Niède Guidon era, sobretudo, guerreira. Nunca parou de lutar, muitas vezes sozinha, assim como a mulher milenar enterrada com as armas e cujo corpo ela descobriu no início deste século em sua amada Serra da Capivara. Brigou para defender a arqueologia, o meio ambiente, e superar as injustiças sociais. O Brasil e a Humanidade devem a ela a descoberta e a preservação de um patrimônio cultural e natural único.
- Obituário: Morre a arqueóloga Niède Guidon
Quem teve o privilégio de conviver com ela, reconhecia que a personalidade forte e o jeito de ser que mimetizava o do sertão, podiam não ser fáceis. Niède era braba. Mas ela sabia quem sem coragem e couraça não há quem enfrente os espinhos da Caatinga, as durezas da vida acadêmica, os perigos de defender o meio ambiente, a violência do preconceito e do machismo.
A mesma coragem que a levava morro acima para escavar um sítio arqueológico com pinos nos joelhos quando já passara dos 80 anos, a impulsionou para fazer o patrimônio da Serra da Capivara conhecido mundo afora. E tentou protegê-lo com todas as suas forças.
Há décadas a unidade de conservação criada graças a seus esforços já contava com placas trilíngues, projetos de visitação e modelo de gestão de um tipo que os demais parques brasileiros jamais chegaram a ter.
Polêmica na interpretação de alguns de seus achados, Niède nunca se deu por vencida. E se fez respeitada. Deu voz e emprego a mulheres numa sociedade onde o machismo imperava. Atraiu para São Raimundo Nonato, no paupérrimo sertão do Piauí, onde água segue sendo luxo, turistas e cientistas que turbinaram a economia da cidade.

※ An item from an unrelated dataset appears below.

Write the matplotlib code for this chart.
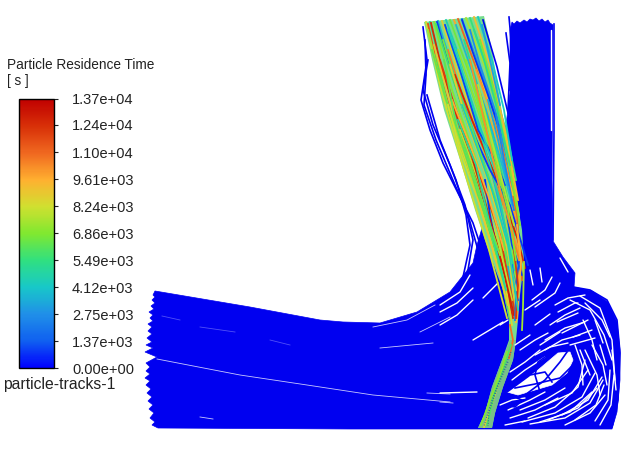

No início dos anos 2000, quando vinho francês de boa qualidade era escasso até mesmo em lojas de Rio e São Paulo, o mercadinho de São Raimundo tinha rótulos de primeira linha. Era o “vinho da doutora”, comprado pelos visitantes do parque e indicado para o dono do mercado pela própria Niède.
Ela descobriu sítios arqueológicos, com pinturas rupestres que desafiam a imaginação e a paisagem. Desenhos de capivaras e botos sobrevivem nas paredes rochosas do sertão e revelam histórias de outros tempos.
Niède lutou para proteger esse patrimônio, a serra de beleza natural extraordinária, seus bichos, suas plantas e sua gente. Parte a mulher de carne e osso, fica a figura da guerreira para a posteridade. O país lhe deve o tributo de não deixar que esse patrimônio seja dilapidado e desprotegido.